Squaddie release support system is 'unfair'

GB soldiers train in Oman
Image caption British soldiers must serve at least four years before getting help returning to civilian life

A veterans charity chief says systems meant to help soldiers return to civilian life are "fundamentally unfair".

Retired Major Jim Panton told BBC's Inside Out West Midlands soldiers who have seen active tours could still find themselves without adequate support.

This is because all soldiers must serve for at least four years before they are entitled to resettlement support.

The Ministry of Defence (MoD) said they recognise more needs to be done.

'Fundamentally unfair'

Under current rules, soldiers who have served four years or more can receive grants towards retraining and a gradual return to civilian life.

But those who have not served the entire four years, known as early service leavers, are pointed in the direction of the Job Centre Plus.

Major Panton said: "You may have served three operational tours in places like Afghanistan, and Iraq before that, and only qualify for the same support as someone who's been in training for three or four weeks and decided that the army wasn't for them.

"I think that is fundamentally unfair.
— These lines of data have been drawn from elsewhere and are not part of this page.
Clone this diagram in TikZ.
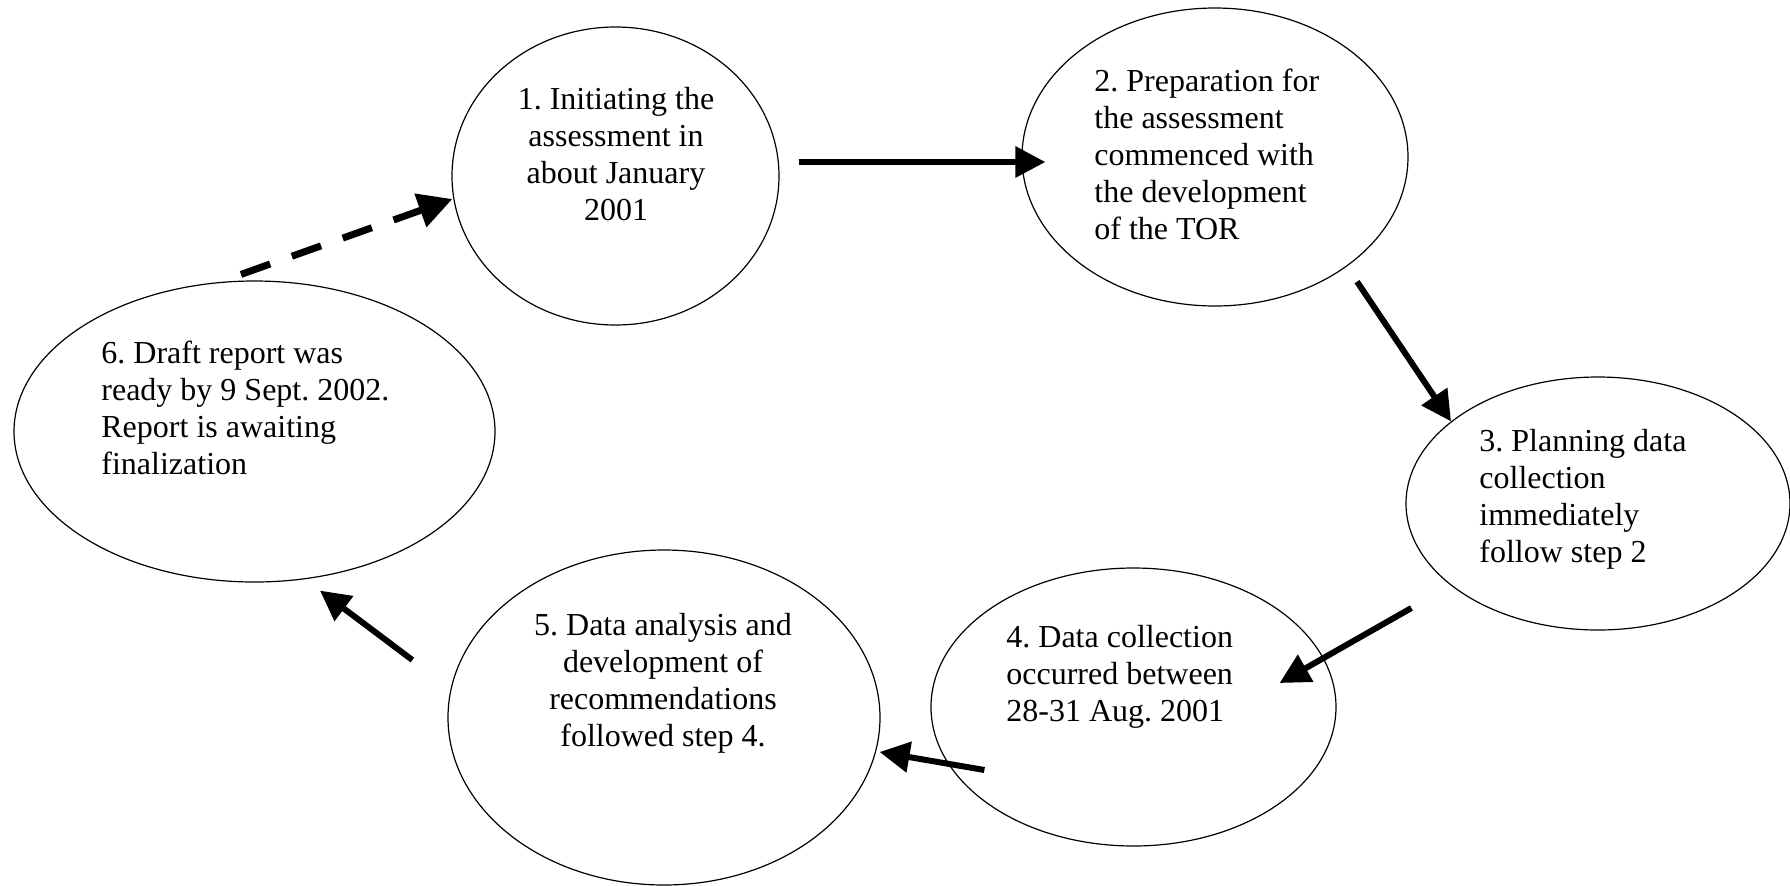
\documentclass[tikz,border=0pt]{standalone}
\usepackage{fontspec}
\setmainfont{Liberation Serif}
\usetikzlibrary{shapes.geometric,arrows.meta,positioning}

\tikzset{
  stage/.style={draw, ellipse, line width=0.6pt, inner sep=0pt},
  note/.style={inner sep=0pt, font=\fontsize{16}{18.4}\selectfont\frenchspacing},
  flow/.style={line width=3pt, -{Triangle[length=15pt,width=15pt]}},
  later/.style={line width=3.5pt, dash pattern=on 15.5pt off 11.5pt, -{Triangle[length=17pt,width=17pt]}},
}

\begin{document}
\begin{tikzpicture}[x=0.5pt, y=-0.5pt]
\useasboundingbox (0,0) rectangle (1790,885);
% the six stages
\node[stage, minimum width=163.5pt, minimum height=149pt] (s1) at (615.5,176) {};
\node[stage, minimum width=193pt, minimum height=149pt] (s2) at (1215,157) {};
\node[stage, minimum width=192pt, minimum height=126.5pt] (s3) at (1598,503.5) {};
\node[stage, minimum width=202.5pt, minimum height=139pt] (s4) at (1133.5,707) {};
\node[stage, minimum width=216pt, minimum height=167.5pt] (s5) at (664,717.5) {};
\node[stage, minimum width=240.5pt, minimum height=150.5pt] (s6) at (254.5,431.5) {};

\node[note, align=center, anchor=north] (t1) at (616,87) {1. Initiating the\\assessment in\\about January\\2001};
\node[note, align=left, anchor=north west] (t2) at (1094,69) {2. Preparation for\\the assessment\\commenced with\\the development\\of the TOR};
\node[note, align=left, anchor=north west] (t3) at (1479,429) {3. Planning data\\collection\\immediately\\follow step 2};
\node[note, align=left, anchor=north west] (t4) at (1006,625) {4. Data collection\\occurred between\\28-31 Aug. 2001};
\node[note, align=center, anchor=north] (t5) at (663,613) {5. Data analysis and\\development of\\recommendations\\followed step 4.};
\node[note, align=left, anchor=north west] (t6) at (101,341) {6. Draft report was\\ready by 9 Sept. 2002.\\Report is awaiting\\finalization};

% arrows round the cycle
\draw[flow] ([shift={(19,-14)}]s1.east) -- ([shift={(24,5)}]s2.west);
\draw[flow] ([shift={(142,-25)}]s2.south) -- ([shift={(-147,45)}]s3.north);
\draw[flow] ([shift={(6,104.5)}]s3.west) -- ([shift={(-57,-24)}]s4.east);
\draw[flow] ([shift={(54,63)}]s4.west) -- ([shift={(-1,34.5)}]s5.east);
\draw[flow] ([shift={(-35,-57.5)}]s5.west) -- ([shift={(65.5,8)}]s6.south);
\draw[later] ([shift={(-13.5,-6)}]s6.north) -- ([shift={(1,23)}]s1.west);
\end{tikzpicture}
\end{document}
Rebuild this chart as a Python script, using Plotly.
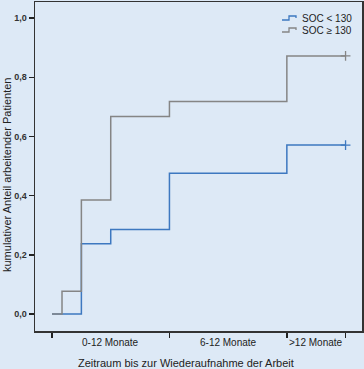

In the list of things that aren't quite right this is at the top," added Major Panton, who is chief executive of charity Erskine.

Some 30% of early service leavers are still out of work six months after leaving the army, compared with 20% of the equivalent civilian population.

The Ministry of Defence (MoD) has now opened a consultation into benefits for early service leavers, with a view to making changes to the current system when contracts come up for renewal in 2015.

However, the MoD has told the BBC that the review will also look at where improvements can be made straight away.